Championships are the goal for Freeman every year he’s in this job, including his first one, because it’s the standard to which Notre Dame chooses to hold itself. Players who returned for fourth or fifth seasons openly discussed it as a primary motivation for coming back. It doesn’t matter if there’s a first-time head coach. Freeman wasn’t hired to replace a fired predecessor. He’s taking over a program that is 54-9 since 2017 with two CFP appearances.

“The expectations are one goal and one goal only, I imagine,” Orgeron said. “That’s what I talked to the team about. The standard of performance has to be very high. What I saw was a very good football team.”

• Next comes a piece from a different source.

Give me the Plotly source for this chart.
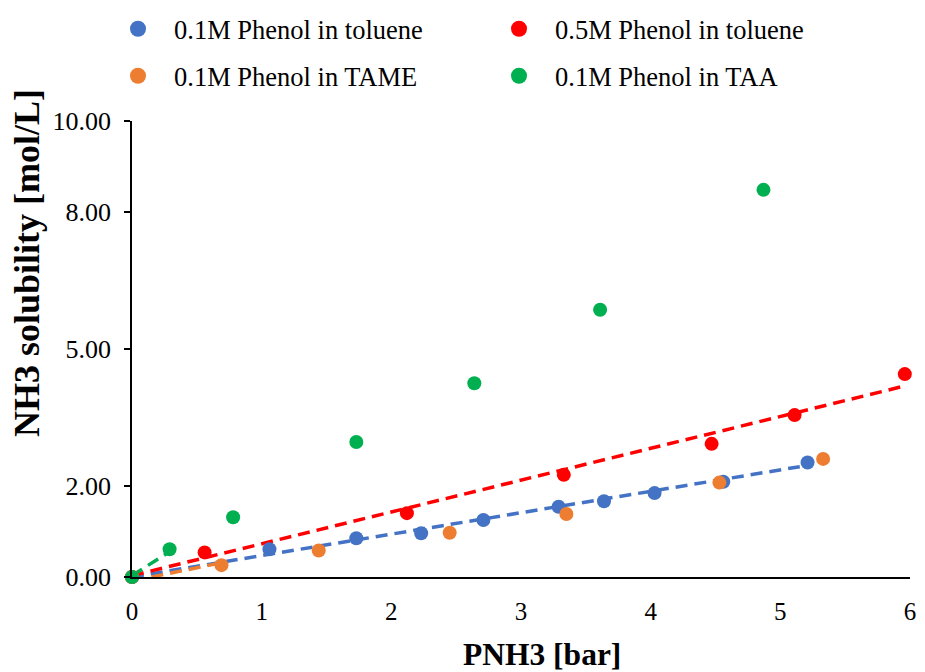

Orgeron is just here to observe it. He can, though, appreciate being in Freeman’s shoes. Eighteen years ago, Orgeron jumped in the deep end of the SEC West when Ole Miss gave him his first head coaching job at age 43. He was fired after three seasons and a 10-25 record. Even if the advice he can give about being a first-time head coach is more about avoiding missteps he made than his successes, Freeman won’t turn it down.

And Orgeron does have advice.

“Don’t try to do everything,” Orgeron said. “I tried to do everything at Ole Miss. You can’t do everything. Hire a staff, believe in them, let them do it. Let the players know you really care about them. Offense, defense, special teams, be close to all of them. I see him doing that.”